In this article, we learn what the purpose of restorative yoga is and its many benefits. If you have questions, please don’t hesitate to ask.
~ Deb Phelps, C.MI, MMT, RYT – Owner of Meditate Madison
By Gopi Rao
What is the true purpose of restorative yoga? If you are someone who suffers from constant fatigue and illness, then restorative Yoga might be for you. Restorative Yoga will help you relax completely which will boost your immune system. It is a great stress reliever for those times in your life when you are pushed to your limits.
This type of Yoga also uses props, such as blankets, straps, pillows, blocks, bolsters, walls, stools, chairs, or a mat, to support the body, which will allow you to hold poses longer. This eliminates unnecessary straining. It is believed that the more support your body is given, the more peaceful and restful you will be during and after your Yoga practice. As you begin practicing restorative Yoga, you will be able to drop into a place of great contentment.
There are many benefits from the deep restfulness that comes from restorative Yoga. Some of the believed benefits are lowered blood pressure, a balancing of serum triglycerides and blood sugar, an increase in good cholesterol, improved digestive functions, reduction of muscle tension, increased restful sleep and reduction in fatigue.
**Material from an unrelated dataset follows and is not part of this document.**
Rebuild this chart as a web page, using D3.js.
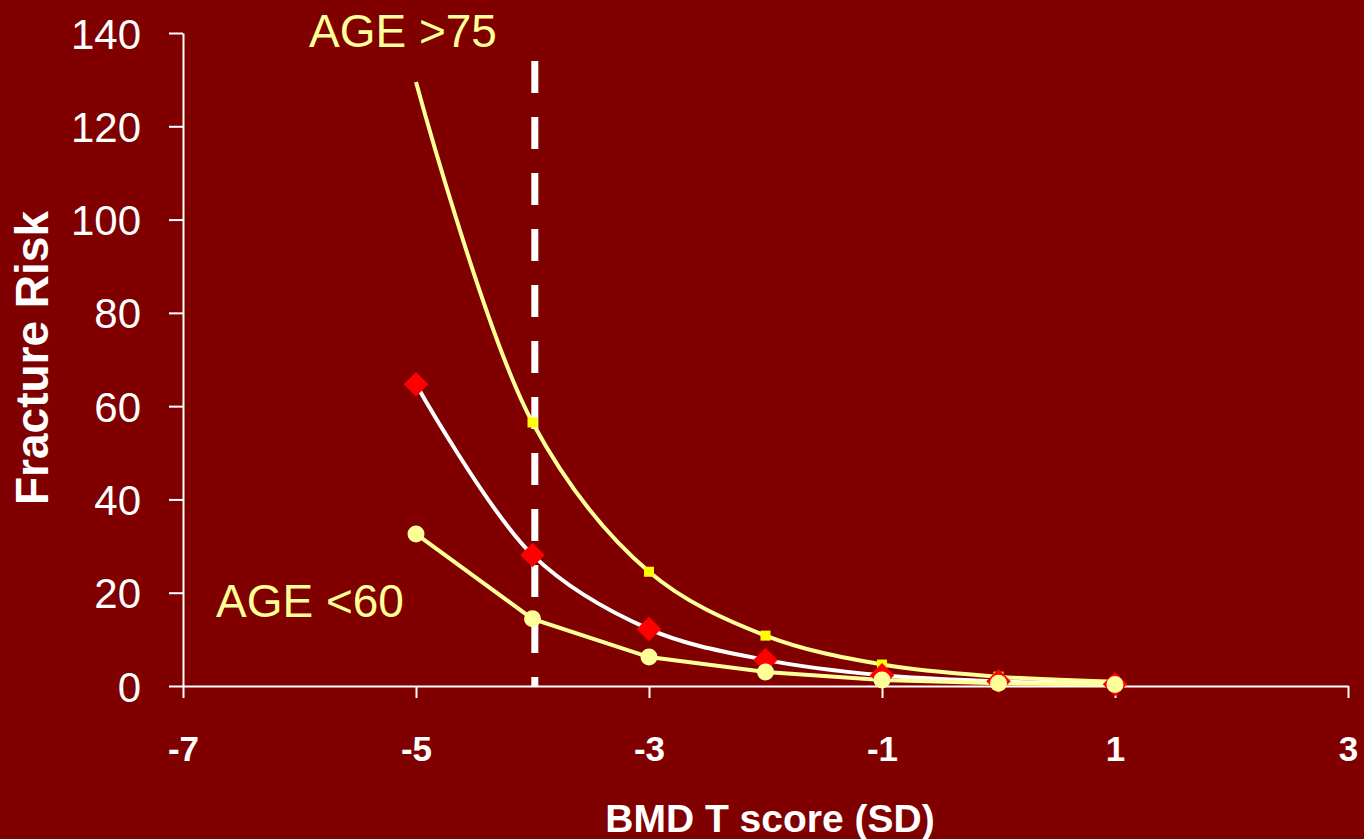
<!DOCTYPE html>
<html>
<head>
<meta charset="utf-8">
<script src="https://cdn.jsdelivr.net/npm/d3@7"></script>
<style>
  html, body { margin: 0; padding: 0; background: #800000; }
  svg { display: block; font-family: "Liberation Sans", Arial, sans-serif; }
</style>
</head>
<body>
<div id="chart"></div>
<script>
// Données
const tScores = [-5, -4, -3, -2, -1, 0, 1];
const riskOld = [129.5, 56.5, 24.5, 10.8, 4.6, 2.0, 0.9];    // AGE >75
const riskMid = [64.7, 28.1, 12.2, 5.6, 2.3, 1.0, 0.4];
const riskYoung = [32.6, 14.4, 6.2, 3.0, 1.3, 0.6, 0.3];    // AGE <60
const xTicks = [-7, -5, -3, -1, 1, 3];
const yTicks = [0, 20, 40, 60, 80, 100, 120, 140];
const threshold = -3.98;
const thresholdTop = 134;

const width = 1364;
const height = 839;

const svg = d3
  .select("#chart")
  .append("svg")
  .attr("width", width)
  .attr("height", height);

svg.append("rect").attr("width", width).attr("height", height).attr("fill", "#800000");

// Échelles
const x = d3.scaleLinear().domain([-7, 3]).range([183, 1348]);
const y = d3.scaleLinear().domain([0, 140]).range([686, 33]);

// Axe Y
const yAxis = svg
  .append("g")
  .attr("transform", `translate(${x(-7)},0)`)
  .call(
    d3.axisLeft(y).tickValues(yTicks).tickSize(14).tickPadding(28).tickSizeOuter(0)
      .tickFormat((d) => String(d))
  );
yAxis.select(".domain").attr("stroke", "white").attr("stroke-width", 2);
yAxis.selectAll(".tick line").attr("stroke", "white").attr("stroke-width", 2);
yAxis
  .selectAll(".tick text")
  .attr("fill", "white")
  .attr("font-size", 42)
  .attr("dy", "0.36em");

// Axe X
const xAxis = svg
  .append("g")
  .attr("transform", `translate(0,${y(0)})`)
  .call(
    d3.axisBottom(x).tickValues(xTicks).tickSize(12).tickPadding(38).tickSizeOuter(0)
      .tickFormat((d) => String(d))
  );
xAxis.select(".domain").attr("stroke", "white").attr("stroke-width", 2);
xAxis.selectAll(".tick line").attr("stroke", "white").attr("stroke-width", 2);
xAxis
  .selectAll(".tick text")
  .attr("fill", "white")
  .attr("font-size", 35)
  .attr("font-weight", "bold");

// Titres des axes
svg
  .append("text")
  .attr("x", 770)
  .attr("y", 832)
  .attr("text-anchor", "middle")
  .attr("fill", "white")
  .attr("font-size", 39)
  .attr("font-weight", "bold")
  .text("BMD T score (SD)");

svg
  .append("text")
  .attr("transform", "translate(48,358) rotate(-90)")
  .attr("text-anchor", "middle")
  .attr("fill", "white")
  .attr("font-size", 46)
  .attr("font-weight", "bold")
  .text("Fracture Risk");

// Ligne pointillée du seuil
svg
  .append("line")
  .attr("x1", x(threshold))
  .attr("x2", x(threshold))
  .attr("y1", y(thresholdTop))
  .attr("y2", y(0))
  .attr("stroke", "white")
  .attr("stroke-width", 7)
  .attr("stroke-dasharray", "32 24");

// Courbes
const smooth = d3
  .line()
  .x((d, i) => x(tScores[i]))
  .y((d) => y(d))
  .curve(d3.curveCatmullRom);
const straight = d3
  .line()
  .x((d, i) => x(tScores[i]))
  .y((d) => y(d));

svg.append("path").attr("d", smooth(riskOld)).attr("fill", "none").attr("stroke", "#ffff99").attr("stroke-width", 4);
svg.append("path").attr("d", smooth(riskMid)).attr("fill", "none").attr("stroke", "white").attr("stroke-width", 4);
svg.append("path").attr("d", straight(riskYoung)).attr("fill", "none").attr("stroke", "#ffff99").attr("stroke-width", 4);

// Marqueurs
svg
  .selectAll("rect.sq")
  .data(riskOld.slice(1))
  .enter()
  .append("rect")
  .attr("class", "sq")
  .attr("x", (d, i) => x(tScores[i + 1]) - 5)
  .attr("y", (d) => y(d) - 5)
  .attr("width", 10)
  .attr("height", 10)
  .attr("fill", "#ffff00");

svg
  .selectAll("path.dia")
  .data(riskMid)
  .enter()
  .append("path")
  .attr("class", "dia")
  .attr("d", d3.symbol(d3.symbolSquare, 300))
  .attr("transform", (d, i) => `translate(${x(tScores[i])},${y(d)}) rotate(45)`)
  .attr("fill", "#ff0000");

svg
  .selectAll("circle.dot")
  .data(riskYoung)
  .enter()
  .append("circle")
  .attr("class", "dot")
  .attr("cx", (d, i) => x(tScores[i]))
  .attr("cy", (d) => y(d))
  .attr("r", 8.5)
  .attr("fill", "#ffff99");

// Étiquettes
svg
  .append("text")
  .attr("x", 309)
  .attr("y", 47)
  .attr("fill", "#ffff99")
  .attr("font-size", 46)
  .text("AGE >75");

svg
  .append("text")
  .attr("x", 216)
  .attr("y", 617)
  .attr("fill", "#ffff99")
  .attr("font-size", 46)
  .text("AGE <60");
</script>
</body>
</html>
Restorative Yoga is also believed to improve fertility. At this time, many different medical studies are taking place to evaluate the therapeutic forms of Yoga. Restorative Yoga is definitely classified as a therapeutic form of Yoga.
The purpose of restorative Yoga is designed to provide support and help the body to relax during asana practice. This is often referred to as active relaxation. The poses also move the spinal column in all directions which goes along with the ancient principle of physical Yoga – the belief that a healthy spine promotes well-being.
When it comes to props, you should use whatever is needed to give your body the most support. That is one of the main the purposes of restorative Yoga. It is believed that the longer you can hold a posture, the more relaxed you will become.
You should also take the time to adjust your props so that you are comfortable. If a prop is out of place, you are out of alignment during your restorative Yoga session which defeats the purpose of what you are trying to accomplish. The purpose of restorative Yoga is the same as Hatha Yoga. However, the use of props makes it more “user friendly.”
Here are three Yoga poses for relaxation and restoration:
• The first one is the simple supported back bend. This pose stretches the lower middle back and opens the chest and shoulders and is good for relieving stress.
• Another posture is viparita karani. The purpose of this pose is gentle inversion.
• The third pose is the supported pasichimottanasana or forward bend. This pose is good for those who have lower back problems or tight hamstrings. It opens the leg muscles and stretches the back. It is a great resting position.